Your task =
Reproduce, word for word, the span of lines starting at the line holding "Emit a web page" and ending at the line holding "const leaderFor = [4, 5];". Omit every picture.

==== Recorded data

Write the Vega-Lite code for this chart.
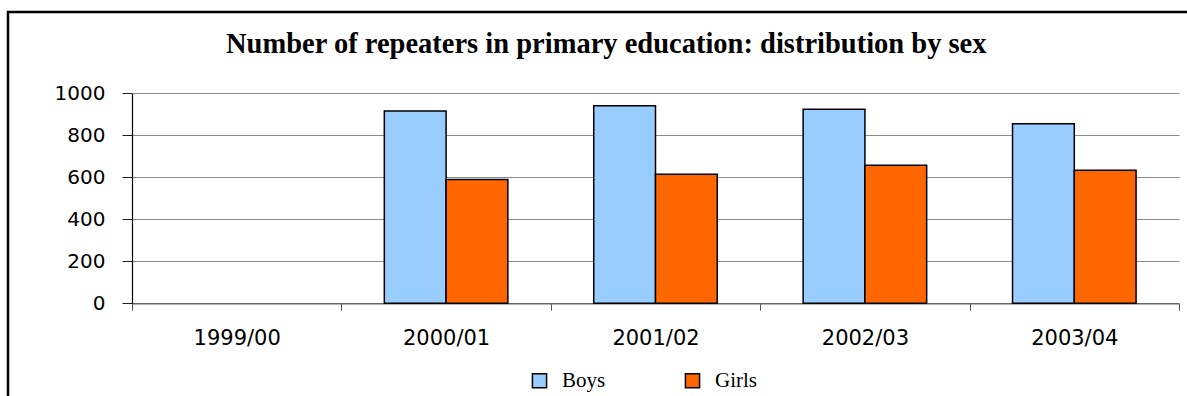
{
  "$schema": "https://vega.github.io/schema/vega-lite/v6.json",
  "autosize": "none",
  "width": 1179,
  "height": 384,
  "padding": {"left": 8, "top": 12, "right": 0, "bottom": 0},
  "background": "white",
  "view": {"stroke": "black", "strokeWidth": 2.5, "strokeDash": [1179, 1563, 384]},
  "title": {
    "text": "Number of repeaters in primary education: distribution by sex",
    "font": "Liberation Serif",
    "fontSize": 28.5,
    "fontWeight": "bold",
    "color": "black",
    "anchor": "start",
    "frame": "group",
    "dx": 218,
    "offset": -46
  },
  "data": {
    "values": [
      {"year": "2000/01", "sex": "Boys", "value": 916},
      {"year": "2000/01", "sex": "Girls", "value": 590},
      {"year": "2001/02", "sex": "Boys", "value": 941},
      {"year": "2001/02", "sex": "Girls", "value": 614},
      {"year": "2002/03", "sex": "Boys", "value": 924},
      {"year": "2002/03", "sex": "Girls", "value": 657},
      {"year": "2003/04", "sex": "Boys", "value": 855},
      {"year": "2003/04", "sex": "Girls", "value": 633}
    ]
  },
  "mark": {"type": "bar", "stroke": "black", "strokeWidth": 1.5},
  "encoding": {
    "x": {
      "field": "year",
      "type": "nominal",
      "scale": {
        "domain": ["1999/00", "2000/01", "2001/02", "2002/03", "2003/04"],
        "range": [124, 1171],
        "paddingInner": 0,
        "paddingOuter": 0
      },
      "axis": {
        "title": null,
        "offset": -92.7,
        "labelAngle": 0,
        "labelFont": "DejaVu Sans",
        "labelFontSize": 21,
        "labelColor": "black",
        "labelPadding": 17,
        "tickBand": "extent",
        "tickSize": 7,
        "tickColor": "#555555",
        "tickWidth": 1,
        "domainColor": "#666666",
        "domainWidth": 1.5,
        "grid": false
      }
    },
    "xOffset": {
      "field": "sex",
      "type": "nominal",
      "scale": {"domain": ["Boys", "Girls"], "paddingInner": 0, "paddingOuter": 0.695}
    },
    "y": {
      "field": "value",
      "type": "quantitative",
      "scale": {"domain": [0, 1000], "nice": false, "range": [291.3, 81.3]},
      "axis": {
        "title": null,
        "offset": -124,
        "values": [0, 200, 400, 600, 800, 1000],
        "format": "d",
        "labelFont": "DejaVu Sans",
        "labelFontSize": 20,
        "labelColor": "black",
        "labelPadding": 17,
        "tickSize": 10,
        "tickColor": "#222222",
        "domainColor": "black",
        "domainWidth": 1.2,
        "grid": true,
        "gridColor": "#8c8c8c",
        "gridWidth": 1
      }
    },
    "color": {
      "field": "sex",
      "type": "nominal",
      "scale": {"domain": ["Boys", "Girls"], "range": ["#99ccff", "#ff6600"]},
      "legend": {
        "title": null,
        "orient": "none",
        "direction": "horizontal",
        "legendX": 521,
        "legendY": 358,
        "symbolType": "square",
        "symbolSize": 200,
        "symbolStrokeColor": "black",
        "symbolStrokeWidth": 1.5,
        "symbolOpacity": 1,
        "labelFont": "Liberation Serif",
        "labelFontSize": 21,
        "labelColor": "black",
        "labelOffset": 12,
        "columnPadding": 76
      }
    }
  }
}
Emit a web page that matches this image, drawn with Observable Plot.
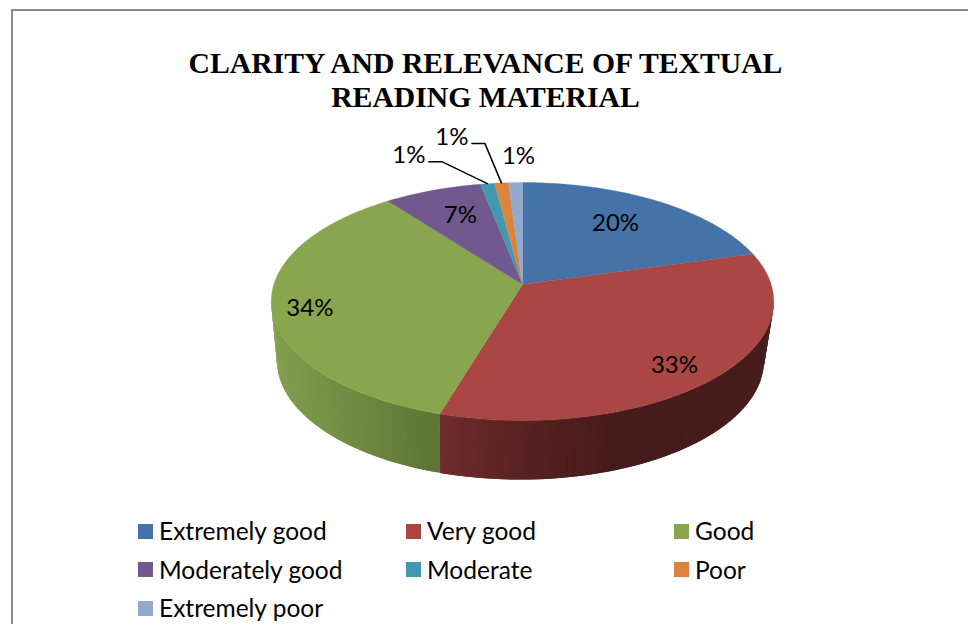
<!DOCTYPE html>
<html>
<head>
<meta charset="utf-8">
<script src="https://cdn.jsdelivr.net/npm/d3@7"></script>
<script src="https://cdn.jsdelivr.net/npm/@observablehq/plot@0.6"></script>
<style>
  html, body { margin: 0; padding: 0; background: #fff; }
  #page { position: relative; width: 968px; height: 624px; overflow: hidden; }
  #frame { position: absolute; left: 11px; top: 9px; width: 968px; height: 640px;
           border-left: 2px solid #8a8a8a; border-top: 2px solid #8a8a8a; }
  #title { position: relative; width: 971px; height: 120px; padding-top: 46px; box-sizing: border-box;
           font: bold 29.7px/34px "Liberation Serif", serif; text-align: center; color: #000; }
  #chart { position: relative; height: 390px; }
  #chart svg { display: block; background: transparent; }
  #legend { position: relative; display: grid; grid-template-columns: repeat(3, 268px);
            grid-auto-rows: 38.5px; margin: 2px 0 0 138px;
            font: 24.5px/38px Lato, sans-serif; color: #000; }
  #legend div { display: flex; align-items: center; white-space: nowrap; height: 38px; }
  #legend i { display: block; width: 15px; height: 15px; margin-right: 6px; }
</style>
</head>
<body>
<div id="page">
  <div id="frame"></div>
  <div id="title">CLARITY AND RELEVANCE OF TEXTUAL<br>READING MATERIAL</div>
  <div id="chart"></div>
  <div id="legend"></div>
</div>
<script>
const categories = ["Extremely good", "Very good", "Good", "Moderately good", "Moderate", "Poor", "Extremely poor"];
const shares = [20, 33, 34, 7, 1, 1, 1];
const sliceColors = ["#4572a7", "#aa4643", "#89a54e", "#71588f", "#4198af", "#db843d", "#93a9cf"];
const labels = ["20%", "33%", "34%", "7%", "1%", "1%", "1%"];

// Perspective of the tilted disc
const view = {cx: 522, cy: 284, rx: 248.7, ry: 116.6, k: 0.143, bottomCx: 520, bottomRx: 241, depth: 59};
// Label placement relative to each slice: radial reach, then a nudge
const labelPlace = [[0.69, -3, -2], [0.8, 0, 8], [0.85, 0, 6], [0.7, 3, -1], [1, -78.5, -28], [1, -49.5, -45.5], [1, 3, -26]];
const leaderFor = [4, 5];

const total = d3.sum(shares);
const toAngle = (v) => (v / total) * 2 * Math.PI;
let run = 0;
const slices = shares.map((v, i) => {
  const a0 = toAngle(run); run += v; const a1 = toAngle(run);
  return {i, a0, a1, mid: (a0 + a1) / 2};
});

function project(a, r = 1, bottom = false) {
  const X = r * Math.sin(a), Y = -r * Math.cos(a), s = 1 / (1 - view.k * Y);
  return bottom
    ? [view.bottomCx + view.bottomRx * X * s, view.cy + view.depth + view.ry * Y * s]
    : [view.cx + view.rx * X * s, view.cy + view.ry * Y * s];
}

// Top face polygons
const topFace = [];
for (const s of slices) {
  const n = Math.max(2, Math.ceil((s.a1 - s.a0) / (Math.PI / 180)));
  const pts = [[view.cx, view.cy]];
  for (let j = 0; j <= n; j++) pts.push(project(s.a0 + (s.a1 - s.a0) * j / n));
  pts.push([view.cx, view.cy]);
  for (const [x, y] of pts) topFace.push({x, y, z: s.i, color: sliceColors[s.i]});
}

// Shaded wall: strips along the front of the disc, each overlapping the next
// one so that no background shows through their seams
const wallTone = [
  d3.scaleLinear().domain([272, 441]).range(["#82a04f", "#5e7535"]),
  d3.scaleLinear().domain([441, 560, 620, 774]).range(["#6f2c2d", "#521e1e", "#451c1b", "#461d1c"])
];
const wall = [];
const wallStart = Math.acos(-view.k), wallEnd = 2 * Math.PI - wallStart;
const step = Math.PI / 180;
let zid = 0;
for (const s of slices.slice().sort((p, q) => q.i - p.i)) {
  const lo = Math.max(s.a0, wallStart), hi = Math.min(s.a1, wallEnd);
  if (hi <= lo) continue;
  const n = Math.ceil((hi - lo) / step);
  for (let j = n - 1; j >= 0; j--) {
    const a = lo + (hi - lo) * j / n, b = Math.min(hi, lo + (hi - lo) * (j + 2) / n);
    const pa = project(a), pb = project(b), qa = project(a, 1, true), qb = project(b, 1, true);
    const c = wallTone[s.i === 1 ? 1 : 0](pa[0]);
    const col = d3.color(c).formatHex();
    for (const [x, y] of [pa, pb, qb, qa, pa]) wall.push({x, y, z: zid, color: col});
    zid++;
  }
}

// Percentage labels
const labelRows = slices.map((s) => {
  const [r, dx, dy] = labelPlace[s.i];
  const [x, y] = project(s.mid, r);
  return {x: x + dx, y: y + dy, text: labels[s.i]};
});

// Leader lines of the two outside labels
const leaders = leaderFor.flatMap((i) => {
  const l = labelRows[i], end = project(slices[i].mid);
  return [[l.x + 20, l.y + 6], [l.x + 33, l.y + 6], end].map(([x, y]) => ({x, y, z: i}));
});

const chart = Plot.plot({
  width: 968, height: 390,
  marginTop: 0, marginRight: 0, marginBottom: 0, marginLeft: 0,
  x: {domain: [0, 968], range: [0, 968], axis: null},
  y: {domain: [120, 510], range: [0, 390], axis: null},
  color: {type: "identity"},
  style: {background: "transparent"},
  marks: [
    Plot.line(wall, {x: "x", y: "y", z: "z", fill: "color", stroke: "none"}),
    Plot.line(topFace, {x: "x", y: "y", z: "z", fill: "color", stroke: "color", strokeWidth: 0.3}),
    Plot.line(leaders, {x: "x", y: "y", z: "z", stroke: "#000", strokeWidth: 1.5, strokeLinejoin: "miter"}),
    Plot.text(labelRows, {x: "x", y: "y", text: "text", fontSize: 24, fontFamily: "Lato, sans-serif", fill: "#000", textAnchor: "middle", lineAnchor: "middle"})
  ]
});
document.getElementById("chart").append(chart);

const legend = document.getElementById("legend");
categories.forEach((c, i) => {
  const row = document.createElement("div");
  const sw = document.createElement("i");
  sw.style.background = sliceColors[i];
  row.append(sw, document.createTextNode(c));
  legend.append(row);
});
</script>
</body>
</html>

========

Solution for this task =
Emit a web page that matches this image, drawn with Observable Plot.
<!DOCTYPE html>
<html>
<head>
<meta charset="utf-8">
<script src="https://cdn.jsdelivr.net/npm/d3@7"></script>
<script src="https://cdn.jsdelivr.net/npm/@observablehq/plot@0.6"></script>
<style>
  html, body { margin: 0; padding: 0; background: #fff; }
  #page { position: relative; width: 968px; height: 624px; overflow: hidden; }
  #frame { position: absolute; left: 11px; top: 9px; width: 968px; height: 640px;
           border-left: 2px solid #8a8a8a; border-top: 2px solid #8a8a8a; }
  #title { position: relative; width: 971px; height: 120px; padding-top: 46px; box-sizing: border-box;
           font: bold 29.7px/34px "Liberation Serif", serif; text-align: center; color: #000; }
  #chart { position: relative; height: 390px; }
  #chart svg { display: block; background: transparent; }
  #legend { position: relative; display: grid; grid-template-columns: repeat(3, 268px);
            grid-auto-rows: 38.5px; margin: 2px 0 0 138px;
            font: 24.5px/38px Lato, sans-serif; color: #000; }
  #legend div { display: flex; align-items: center; white-space: nowrap; height: 38px; }
  #legend i { display: block; width: 15px; height: 15px; margin-right: 6px; }
</style>
</head>
<body>
<div id="page">
  <div id="frame"></div>
  <div id="title">CLARITY AND RELEVANCE OF TEXTUAL<br>READING MATERIAL</div>
  <div id="chart"></div>
  <div id="legend"></div>
</div>
<script>
const categories = ["Extremely good", "Very good", "Good", "Moderately good", "Moderate", "Poor", "Extremely poor"];
const shares = [20, 33, 34, 7, 1, 1, 1];
const sliceColors = ["#4572a7", "#aa4643", "#89a54e", "#71588f", "#4198af", "#db843d", "#93a9cf"];
const labels = ["20%", "33%", "34%", "7%", "1%", "1%", "1%"];

// Perspective of the tilted disc
const view = {cx: 522, cy: 284, rx: 248.7, ry: 116.6, k: 0.143, bottomCx: 520, bottomRx: 241, depth: 59};
// Label placement relative to each slice: radial reach, then a nudge
const labelPlace = [[0.69, -3, -2], [0.8, 0, 8], [0.85, 0, 6], [0.7, 3, -1], [1, -78.5, -28], [1, -49.5, -45.5], [1, 3, -26]];
const leaderFor = [4, 5];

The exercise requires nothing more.